Damien Glez : Abasourdi, j’ai vécu cet attentat de Charlie depuis ma rédaction ouagalaise, informé par des amis des victimes. Ce fut évidemment un choc pour les dessinateurs de presse, mais aussi pour tous les défenseurs de la liberté d’expression. Depuis l’Afrique, cette violence en plein Paris paraissait surréaliste, tant les dessinateurs de Charlie eux-mêmes disaient à leurs collègues africains qu’ils semblaient prendre bien plus de risques qu’eux…
Après les attentats terroristes de 2015, de nombreuses manifestations de soutien à Charlie Hebdo ont eu lieu à travers le monde, notamment sur le continent africain où vous êtes établi. Charlie Hebdo bénéficie-t-il aujourd’hui du même soutien en Afrique ?
Damien Glez : Il est certain que cet événement historique reste dans les mémoires africaines, mais qu’il est moins présent, au quotidien, en dehors de la commémoration actuelle. Tous les Africains n’étaient d’ailleurs pas Charlie, à l’époque. En termes de soutien concret, Charlie Hebdo n’est pas un journal qui est vraiment lu en Afrique…
Que ce soit en France, aux États-Unis ou en Égypte, nombreux sont les caricaturistes à faire face à des situations de censure, de menaces et d’arrestations arbitraires. Comment l’analysez-vous ?
Damien Glez : Les pressions font partie du métier, un dessinateur de presse devant être conscient qu’il faut être… inconscient, quand on fait ce métier et garder une juste distance notamment avec les réseaux sociaux. Mais effectivement, les menaces directes ou indirectes qui pèsent sur la profession semblent de plus en plus nombreuses, comme le développement des populismes, la croissance de la désinformation et l’usage que celle-ci peut faire de l’intelligence artificielle, l’outrance des réseaux sociaux, le manque de culture de décryptage des caricatures ou encore la crise multiforme de la presse, crise économique et crise de confiance. Aux dessinateurs de presse – dont le métier pourrait paraître désuet – de se réinventer.
Quelle est votre définition personnelle de la caricature ?
Damien Glez : La caricature est, pour moi, la représentation décalée de la réalité, pour mieux y réfléchir. On pense bien sûr aux portraits-charges, à la représentation des visages, mais on peut aussi caricaturer un corps de métier, un lieu, une situation, un discours. Et cette production satirique dépasse la simple production graphique, pour se développer dans des chroniques écrites ou des scénarios de séries télévisées.

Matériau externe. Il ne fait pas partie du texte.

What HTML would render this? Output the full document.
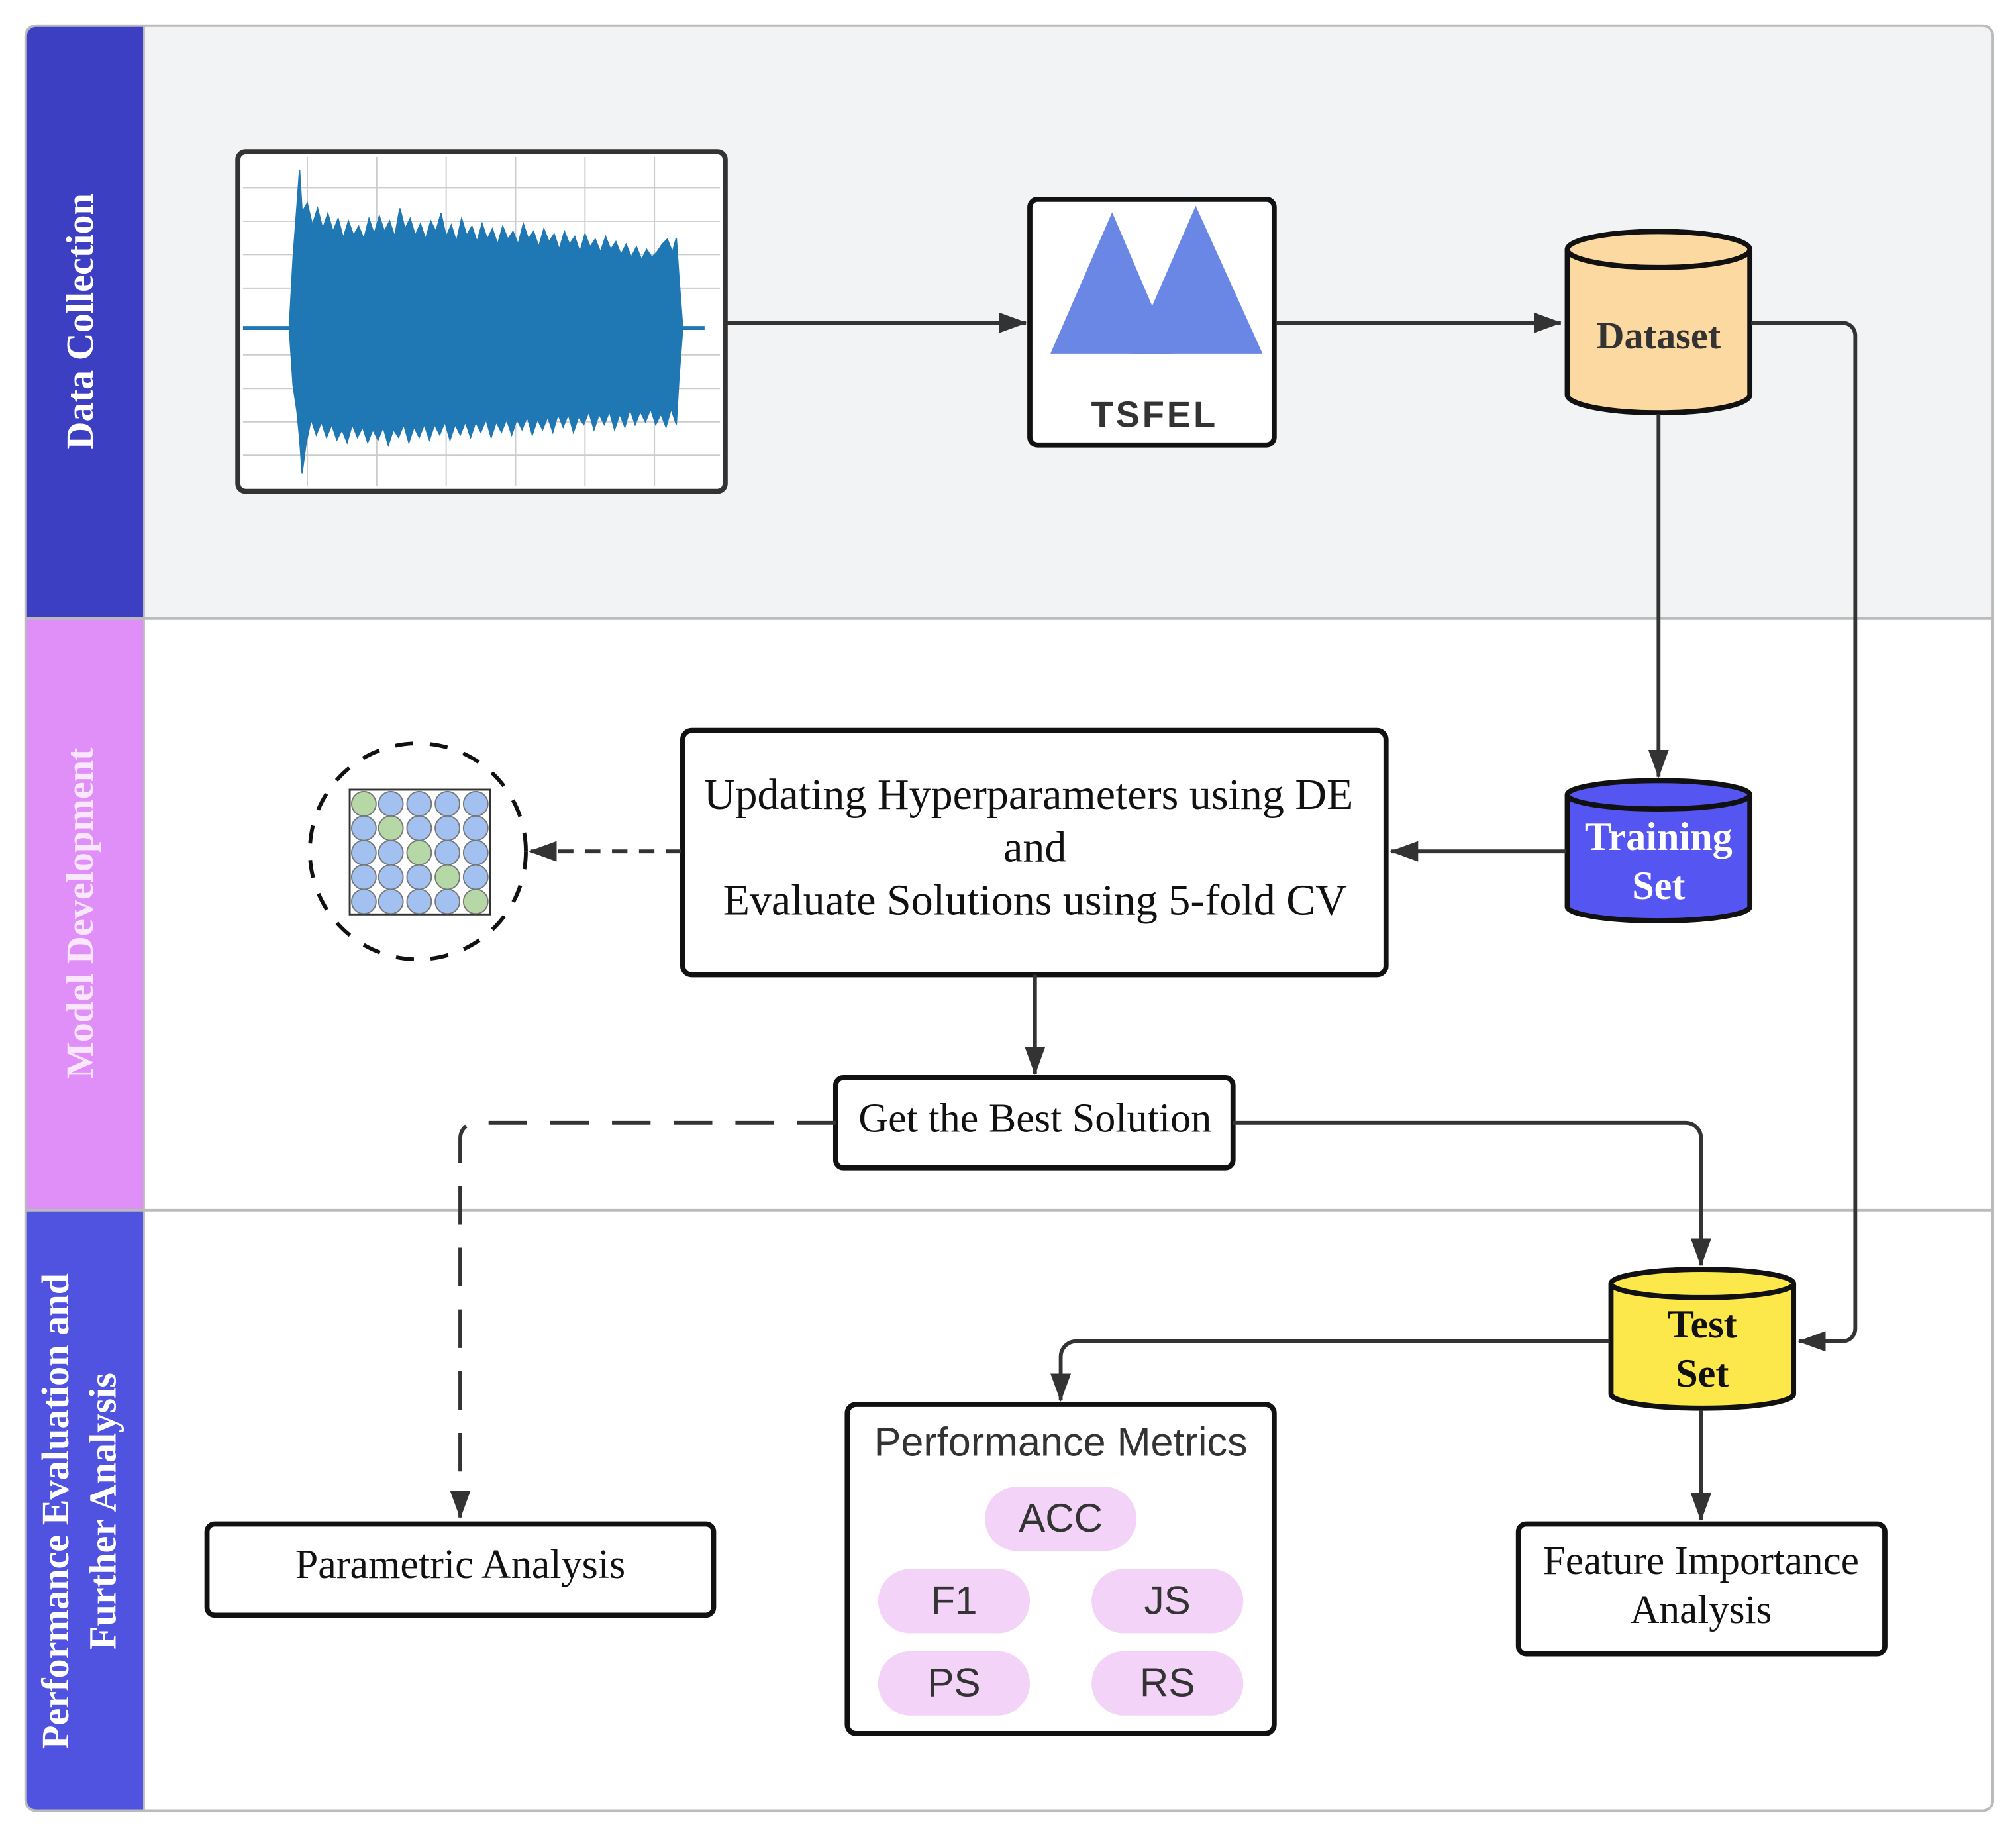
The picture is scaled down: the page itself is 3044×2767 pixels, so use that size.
<!DOCTYPE html>
<html><head><meta charset="utf-8"><style>
html,body{margin:0;padding:0;background:#fff}
svg{display:block}
.serif{font-family:"Liberation Serif",serif}
.sans{font-family:"Liberation Sans",sans-serif}
</style></head><body>
<svg width="3044" height="2767" viewBox="0 0 1568 1425.3" preserveAspectRatio="none" xmlns="http://www.w3.org/2000/svg">
<defs>
<marker id="ah2" markerWidth="22" markerHeight="16" refX="21" refY="8" orient="auto" markerUnits="userSpaceOnUse" viewBox="0 0 22 16">
<path d="M0,0 L22,8 L0,16 z" fill="#333"/></marker>
</defs>
<!-- lanes -->
<rect x="20" y="20" width="1530" height="1388" rx="8" fill="#fff" stroke="#bbb" stroke-width="2"/>
<path d="M112,20 H1542 a8,8 0 0 1 8,8 V481 H112 Z" fill="#f2f3f5"/>
<path d="M28,20 H112 V481 H20 V28 a8,8 0 0 1 8,-8Z" fill="#3c3fc2"/>
<rect x="20" y="481" width="92" height="460" fill="#df8ff7"/>
<path d="M20,941 H112 V1408 H28 a8,8 0 0 1 -8,-8Z" fill="#5052e0"/>
<line x1="20" y1="481" x2="1550" y2="481" stroke="#bbb" stroke-width="2"/>
<line x1="20" y1="941" x2="1550" y2="941" stroke="#bbb" stroke-width="2"/>
<line x1="112" y1="20" x2="112" y2="1408" stroke="#bbb" stroke-width="1.5"/>
<rect x="20" y="20" width="1530" height="1388" rx="8" fill="none" stroke="#bbb" stroke-width="2"/>
<text class="serif" font-weight="bold" font-size="30" fill="#fff" text-anchor="middle" transform="translate(72,250) rotate(-90)">Data Collection</text>
<text class="serif" font-weight="bold" font-size="30" fill="#fbe6ff" text-anchor="middle" transform="translate(72,710) rotate(-90)">Model Development</text>
<text class="serif" font-weight="bold" font-size="30" fill="#fff" text-anchor="middle" transform="translate(53,1175) rotate(-90)">Performance Evaluation and</text>
<text class="serif" font-weight="bold" font-size="30" fill="#fff" text-anchor="middle" transform="translate(90,1175) rotate(-90)">Further Analysis</text>

<!-- waveform box -->
<rect x="185" y="118" width="379" height="264" rx="6" fill="#fff" stroke="#333" stroke-width="4"/>
<g stroke="#ccc" stroke-width="1">
<line x1="239" y1="122" x2="239" y2="378"/><line x1="293" y1="122" x2="293" y2="378"/><line x1="347" y1="122" x2="347" y2="378"/><line x1="401" y1="122" x2="401" y2="378"/><line x1="455" y1="122" x2="455" y2="378"/><line x1="509" y1="122" x2="509" y2="378"/>
<line x1="189" y1="146" x2="560" y2="146"/><line x1="189" y1="172" x2="560" y2="172"/><line x1="189" y1="198" x2="560" y2="198"/><line x1="189" y1="224" x2="560" y2="224"/><line x1="189" y1="276" x2="560" y2="276"/><line x1="189" y1="302" x2="560" y2="302"/><line x1="189" y1="328" x2="560" y2="328"/><line x1="189" y1="354" x2="560" y2="354"/>
</g>
<line x1="189" y1="255" x2="548" y2="255" stroke="#1f77b4" stroke-width="3"/>
<path fill="#1f77b4" stroke="#1f77b4" stroke-width="1" d="M225,255 L228,200 L231,160 L233,132 L235,165 L239,158 L243,175 L247,162 L251,178 L255,166 L259,180 L263,170 L267,185 L271,172 L275,183 L279,176 L283,186 L287,170 L291,182 L295,168 L299,180 L303,172 L307,184 L311,162 L315,178 L319,170 L323,183 L327,174 L331,186 L335,172 L339,180 L343,166 L347,184 L351,175 L355,188 L359,170 L363,183 L367,176 L371,188 L375,174 L379,186 L383,178 L387,190 L391,176 L395,186 L399,180 L403,190 L407,174 L411,186 L415,180 L419,192 L423,178 L427,188 L431,182 L435,194 L439,180 L443,190 L447,184 L451,196 L455,182 L459,192 L463,186 L467,196 L471,184 L475,194 L479,188 L483,198 L487,190 L491,200 L495,192 L499,202 L503,194 L507,200 L511,196 L515,190 L519,186 L523,196 L526,185 L528,215 L531,255 L528,295 L526,330 L522,318 L518,332 L514,322 L510,330 L506,318 L502,328 L498,320 L494,330 L490,318 L486,332 L482,322 L478,334 L474,320 L470,330 L466,322 L462,334 L458,320 L454,330 L450,324 L446,336 L442,322 L438,332 L434,322 L430,336 L426,324 L422,334 L418,326 L414,338 L410,324 L406,334 L402,326 L398,338 L394,326 L390,336 L386,328 L382,340 L378,326 L374,336 L370,328 L366,340 L362,328 L358,338 L354,330 L350,342 L346,328 L342,338 L338,330 L334,342 L330,330 L326,340 L322,332 L318,344 L314,330 L310,340 L306,334 L302,346 L298,332 L294,342 L290,334 L286,344 L282,332 L278,340 L274,330 L270,344 L266,334 L262,342 L258,330 L254,340 L250,328 L246,338 L242,326 L238,345 L235,368 L233,340 L231,320 L228,300 Z"/>
<line x1="564" y1="251" x2="798" y2="251" stroke="#333" stroke-width="3" marker-end="url(#ah2)"/>

<!-- TSFEL -->
<rect x="801" y="155" width="190" height="191" rx="6" fill="#fff" stroke="#111" stroke-width="4"/>
<polygon points="865,165 912,275 817,275" fill="#6b87e6"/>
<polygon points="930,160 982,275 880,275" fill="#6b87e6"/>
<text class="sans" font-weight="bold" font-size="28" fill="#333" text-anchor="middle" x="898" y="332" letter-spacing="2">TSFEL</text>
<line x1="993" y1="251" x2="1214" y2="251" stroke="#333" stroke-width="3" marker-end="url(#ah2)"/>

<!-- Dataset -->
<path d="M1219,194 V307 A71,14 0 0 0 1361,307 V194" fill="#fcd9a0" stroke="#111" stroke-width="4"/>
<ellipse cx="1290" cy="194" rx="71" ry="14" fill="#fcd9a0" stroke="#111" stroke-width="4"/>
<text class="serif" font-weight="bold" font-size="30" fill="#333" text-anchor="middle" x="1290" y="271">Dataset</text>
<path d="M1362,251 H1433 a10,10 0 0 1 10,10 V1033 a10,10 0 0 1 -10,10 H1399" fill="none" stroke="#333" stroke-width="3" marker-end="url(#ah2)"/>
<line x1="1290" y1="322" x2="1290" y2="604" stroke="#333" stroke-width="3" marker-end="url(#ah2)"/>

<!-- Training -->
<path d="M1219,618 V705 A71,11 0 0 0 1361,705 V618" fill="#5555f2" stroke="#111" stroke-width="4"/>
<ellipse cx="1290" cy="618" rx="71" ry="11" fill="#5555f2" stroke="#111" stroke-width="4"/>
<text class="serif" font-weight="bold" font-size="31" fill="#fff" text-anchor="middle" x="1290" y="661">Training</text>
<text class="serif" font-weight="bold" font-size="31" fill="#fff" text-anchor="middle" x="1290" y="699">Set</text>
<line x1="1218" y1="662" x2="1082" y2="662" stroke="#333" stroke-width="3" marker-end="url(#ah2)"/>

<!-- Updating -->
<rect x="531" y="568" width="547" height="190" rx="7" fill="#fff" stroke="#111" stroke-width="4"/>
<text class="serif" font-size="34" fill="#111" text-anchor="middle" x="800" y="629">Updating Hyperparameters using DE</text>
<text class="serif" font-size="34" fill="#111" text-anchor="middle" x="805" y="670">and</text>
<text class="serif" font-size="34" fill="#111" text-anchor="middle" x="805" y="711">Evaluate Solutions using 5-fold CV</text>
<line x1="530" y1="662" x2="412" y2="662" stroke="#333" stroke-width="3" stroke-dasharray="12,9" marker-end="url(#ah2)"/>

<!-- circle grid -->
<circle cx="325" cy="662" r="84" fill="none" stroke="#111" stroke-width="3" stroke-dasharray="14,13"/>
<rect x="272" y="614" width="109" height="97" fill="#fff" stroke="#333" stroke-width="1.5"/>
<g stroke="#777" stroke-width="1">
<circle cx="283" cy="625" r="9.5" fill="#b5d8a6"/><circle cx="304" cy="625" r="9.5" fill="#a2c0f0"/><circle cx="326" cy="625" r="9.5" fill="#a2c0f0"/><circle cx="348" cy="625" r="9.5" fill="#a2c0f0"/><circle cx="370" cy="625" r="9.5" fill="#a2c0f0"/>
<circle cx="283" cy="644" r="9.5" fill="#a2c0f0"/><circle cx="304" cy="644" r="9.5" fill="#b5d8a6"/><circle cx="326" cy="644" r="9.5" fill="#a2c0f0"/><circle cx="348" cy="644" r="9.5" fill="#a2c0f0"/><circle cx="370" cy="644" r="9.5" fill="#a2c0f0"/>
<circle cx="283" cy="663" r="9.5" fill="#a2c0f0"/><circle cx="304" cy="663" r="9.5" fill="#a2c0f0"/><circle cx="326" cy="663" r="9.5" fill="#b5d8a6"/><circle cx="348" cy="663" r="9.5" fill="#a2c0f0"/><circle cx="370" cy="663" r="9.5" fill="#a2c0f0"/>
<circle cx="283" cy="682" r="9.5" fill="#a2c0f0"/><circle cx="304" cy="682" r="9.5" fill="#a2c0f0"/><circle cx="326" cy="682" r="9.5" fill="#a2c0f0"/><circle cx="348" cy="682" r="9.5" fill="#b5d8a6"/><circle cx="370" cy="682" r="9.5" fill="#a2c0f0"/>
<circle cx="283" cy="701" r="9.5" fill="#a2c0f0"/><circle cx="304" cy="701" r="9.5" fill="#a2c0f0"/><circle cx="326" cy="701" r="9.5" fill="#a2c0f0"/><circle cx="348" cy="701" r="9.5" fill="#a2c0f0"/><circle cx="370" cy="701" r="9.5" fill="#b5d8a6"/>
</g>

<line x1="805" y1="758" x2="805" y2="835" stroke="#333" stroke-width="3" marker-end="url(#ah2)"/>
<!-- Best -->
<rect x="650" y="838" width="309" height="70" rx="6" fill="#fff" stroke="#111" stroke-width="4"/>
<text class="serif" font-size="32" fill="#111" text-anchor="middle" x="805" y="880">Get the Best Solution</text>
<path d="M650,873 H370 a12,12 0 0 0 -12,12 V1180" fill="none" stroke="#333" stroke-width="3" stroke-dasharray="30,18" marker-end="url(#ah2)"/>
<path d="M959,873 H1311 a12,12 0 0 1 12,12 V984" fill="none" stroke="#333" stroke-width="3" marker-end="url(#ah2)"/>

<!-- Test -->
<path d="M1253,998 V1084 A71,11 0 0 0 1395,1084 V998" fill="#fde84c" stroke="#111" stroke-width="4"/>
<ellipse cx="1324" cy="998" rx="71" ry="11" fill="#fde84c" stroke="#111" stroke-width="4"/>
<text class="serif" font-weight="bold" font-size="31" fill="#111" text-anchor="middle" x="1324" y="1040">Test</text>
<text class="serif" font-weight="bold" font-size="31" fill="#111" text-anchor="middle" x="1324" y="1078">Set</text>
<path d="M1252,1043 H837 a12,12 0 0 0 -12,12 V1089" fill="none" stroke="#333" stroke-width="3" marker-end="url(#ah2)"/>
<line x1="1323" y1="1097" x2="1323" y2="1182" stroke="#333" stroke-width="3" marker-end="url(#ah2)"/>

<!-- Parametric -->
<rect x="161" y="1185" width="394" height="71" rx="6" fill="#fff" stroke="#111" stroke-width="4"/>
<text class="serif" font-size="32" fill="#111" text-anchor="middle" x="358" y="1227">Parametric Analysis</text>

<!-- Perf metrics -->
<rect x="659" y="1092" width="332" height="256" rx="7" fill="#fff" stroke="#111" stroke-width="4"/>
<text class="sans" font-size="31.5" fill="#333" text-anchor="middle" x="825" y="1132">Performance Metrics</text>
<rect x="766" y="1156" width="118" height="50" rx="25" fill="#f3d3f8"/>
<text class="sans" font-size="31" fill="#333" text-anchor="middle" x="825" y="1191">ACC</text>
<rect x="683" y="1220" width="118" height="50" rx="25" fill="#f3d3f8"/>
<text class="sans" font-size="31" fill="#333" text-anchor="middle" x="742" y="1255">F1</text>
<rect x="849" y="1220" width="118" height="50" rx="25" fill="#f3d3f8"/>
<text class="sans" font-size="31" fill="#333" text-anchor="middle" x="908" y="1255">JS</text>
<rect x="683" y="1284" width="118" height="50" rx="25" fill="#f3d3f8"/>
<text class="sans" font-size="31" fill="#333" text-anchor="middle" x="742" y="1319">PS</text>
<rect x="849" y="1284" width="118" height="50" rx="25" fill="#f3d3f8"/>
<text class="sans" font-size="31" fill="#333" text-anchor="middle" x="908" y="1319">RS</text>

<!-- Feature -->
<rect x="1181" y="1185" width="285" height="101" rx="6" fill="#fff" stroke="#111" stroke-width="4"/>
<text class="serif" font-size="31.5" fill="#111" text-anchor="middle" x="1323" y="1224">Feature Importance</text>
<text class="serif" font-size="31.5" fill="#111" text-anchor="middle" x="1323" y="1262">Analysis</text>
</svg>
</body></html>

Comment soutenir Charlie Hebdo ?
Damien Glez : La meilleure manière de soutenir Charlie Hebdo est de l’acheter ! Mais aussi d’alimenter les débats qui concernent le journal, en le “châtiant bien” quand il le faut. Et pour soutenir la satire en général, il faut aussi, parallèlement à la production de caricatures, participer – quand c’est possible et quand c’est notre nature – à toute forme de sensibilisation en faveur de cette forme d’expression. Après les caricatures danoises de Mahomet, par exemple, s’est créée l’association Cartooning for peace qui suscite des publications de livres, des rencontres de dessinateurs, des expositions, de la veille sur les atteintes aux droits des caricaturistes, mais aussi des ateliers dans les écoles ou les prisons.